For an ellipse $c^2 = a^2 - b^2$; for a hyperbola $c^2 = a^2 + b^2$. The sign is opposite. The foci of a hyperbola sit farther from centre than the vertices ($c > a$), reflecting $e > 1$.
$(x - h)^2 = 4p(y - k)$ opens upward if $p > 0$ and downward if $p < 0$. $(y - k)^2 = 4p(x - h)$ opens right if $p > 0$, left if $p < 0$. Don't confuse the squared variable with the direction — it's the linear one that points the way.
$x^2 + y^2 = -1$ has no real points at all. The locus is genuinely empty — it isn't "the imaginary circle." Similar things happen when completing the square gives a negative constant where you needed a positive one. Always sanity-check that the equation actually has solutions before naming the curve.
$e \geq 0$ for every conic; it's a ratio of two distances. A sign error in $c$ shouldn't propagate to $e$ — take the absolute value.
10. Worked examples
Try each before opening the solution. The goal is to recognise the shape from the equation, then read off the key features.
Example 1 · Classify $\dfrac{x^2}{9} + \dfrac{y^2}{4} = 1$ and find its foci.
Shape. Both squared terms have the same sign and different denominators — an ellipse. The larger denominator is under $x^2$, so the major axis is horizontal.
Read parameters. $a^2 = 9$, $b^2 = 4$, so $a = 3$, $b = 2$.
Foci. $c^2 = a^2 - b^2 = 9 - 4 = 5$, so $c = \sqrt{5}$. Foci at $(\pm\sqrt{5}, 0)$. Eccentricity $e = \sqrt{5}/3 \approx 0.745$.
Example 2 · Find the focus and directrix of $y^2 = 8x$.
Shape. One variable squared, the other linear — parabola. The $y$ is squared, so the parabola opens along the $x$-axis.
Match to standard form. Compare $y^2 = 8x$ with $y^2 = 4px$. Then $4p = 8$, so $p = 2$.
Focus, directrix. Focus at $(p, 0) = (2, 0)$; directrix $x = -p = -2$. Vertex at origin; opens to the right.
Example 3 · For $\dfrac{x^2}{16} - \dfrac{y^2}{9} = 1$, find vertices, foci, and asymptotes.
Shape. Squared terms with opposite signs — hyperbola, opening left/right.
Parameters. $a^2 = 16$, $b^2 = 9$, so $a = 4$, $b = 3$. $c^2 = a^2 + b^2 = 25$, so $c = 5$.

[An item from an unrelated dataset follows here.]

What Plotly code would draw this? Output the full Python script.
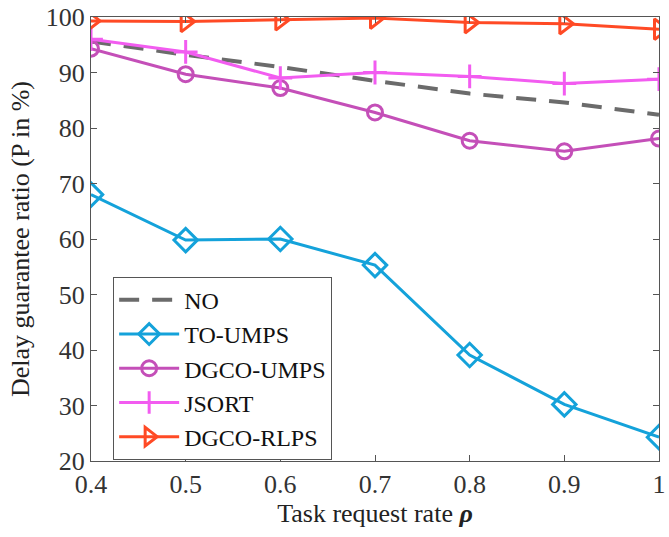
import plotly.graph_objects as go

x = [0.4, 0.5, 0.6, 0.7, 0.8, 0.9, 1.0]
no_vals = [95.6, 93.2, 91.0, 88.5, 86.2, 84.6, 82.4]
to_umps = [68.0, 59.8, 60.0, 55.3, 39.1, 30.2, 24.3]
dgco_umps = [94.3, 89.7, 87.2, 82.8, 77.7, 75.8, 78.1]
jsort = [96.0, 93.7, 89.0, 90.0, 89.3, 88.0, 88.8]
dgco_rlps = [99.3, 99.2, 99.5, 99.8, 99.0, 98.8, 97.8]

x_ticks = [0.4, 0.5, 0.6, 0.7, 0.8, 0.9, 1.0]
x_tick_text = ["0.4", "0.5", "0.6", "0.7", "0.8", "0.9", "1"]
y_ticks = [20, 30, 40, 50, 60, 70, 80, 90, 100]

FONT = '"Liberation Serif", "Times New Roman", Times, serif'

fig = go.Figure()
fig.add_trace(go.Scatter(x=x, y=no_vals, name="NO", mode="lines",
                         line=dict(color="#6b6b6b", width=4, dash="20px,13px")))
fig.add_trace(go.Scatter(x=x, y=to_umps, name="TO-UMPS", mode="lines+markers",
                         line=dict(color="#14a2da", width=3),
                         marker=dict(symbol="diamond-open", size=18, line=dict(width=3, color="#14a2da"))))
fig.add_trace(go.Scatter(x=x, y=dgco_umps, name="DGCO-UMPS", mode="lines+markers",
                         line=dict(color="#c44fb8", width=3),
                         marker=dict(symbol="circle-open", size=15, line=dict(width=3, color="#c44fb8"))))
fig.add_trace(go.Scatter(x=x, y=jsort, name="JSORT", mode="lines+markers",
                         line=dict(color="#f25cf0", width=3),
                         marker=dict(symbol="cross-thin-open", size=17, line=dict(width=3, color="#f25cf0"))))
fig.add_trace(go.Scatter(x=x, y=dgco_rlps, name="DGCO-RLPS", mode="lines+markers",
                         line=dict(color="#ff4a25", width=3),
                         marker=dict(symbol="triangle-right-open", size=18, line=dict(width=3, color="#ff4a25"))))

fig.update_layout(
    width=669, height=537,
    margin=dict(l=91, r=10, t=17, b=76),
    paper_bgcolor="white", plot_bgcolor="white",
    font=dict(family=FONT, size=25, color="#222222"),
    showlegend=True,
    legend=dict(x=0.039, y=0.415, xanchor="left", yanchor="top",
                bgcolor="white", bordercolor="#555555", borderwidth=1,
                font=dict(family=FONT, size=24, color="#111111"),
                itemwidth=60, tracegroupgap=0),
)
fig.update_xaxes(range=[0.4, 1.0], tickvals=x_ticks, ticktext=x_tick_text,
                 showline=True, linecolor="#555555", linewidth=1, mirror="ticks",
                 ticks="inside", ticklen=6, tickcolor="#555555", showgrid=False, zeroline=False,
                 automargin=False,
                 tickfont=dict(family=FONT, size=26, color="#333333"),
                 title=dict(text="Task request rate <b><i>ρ</i></b>", standoff=4,
                            font=dict(family=FONT, size=26, color="#222222")))
fig.update_yaxes(range=[20, 100], tickvals=y_ticks,
                 showline=True, linecolor="#555555", linewidth=1, mirror="ticks",
                 ticks="inside", ticklen=6, tickcolor="#555555", showgrid=False, zeroline=False,
                 automargin=False,
                 tickfont=dict(family=FONT, size=26, color="#333333"),
                 title=dict(text="Delay guarantee ratio (P in %)", standoff=8,
                            font=dict(family=FONT, size=26, color="#222222")))

fig.write_html("out.html")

Vertices. $(\pm 4, 0)$. Foci. $(\pm 5, 0)$. Asymptotes. $y = \pm \tfrac{b}{a}x = \pm \tfrac{3}{4}x$. Eccentricity. $e = 5/4 = 1.25$.
Example 4 · Classify $4x^2 + 4xy + y^2 - 6x + 5 = 0$ using the discriminant.
Read off coefficients. $A = 4$, $B = 4$, $C = 1$.
Discriminant. $B^2 - 4AC = 16 - 16 = 0$.
Conclusion. A parabola, rotated relative to the axes (because $B \neq 0$). Standard form requires rotating by $\theta$ with $\cot(2\theta) = (A - C)/B = 3/4$, but classification is done.
Example 5 · Build the ellipse with foci $(\pm 3, 0)$ and sum of focal distances $10$.
Read off $a$ and $c$. $2a = 10$ gives $a = 5$. The foci are at $(\pm c, 0)$, so $c = 3$.
Compute $b$. $b^2 = a^2 - c^2 = 25 - 9 = 16$, so $b = 4$.
Equation. $\dfrac{x^2}{25} + \dfrac{y^2}{16} = 1$. Eccentricity $e = 3/5 = 0.6$.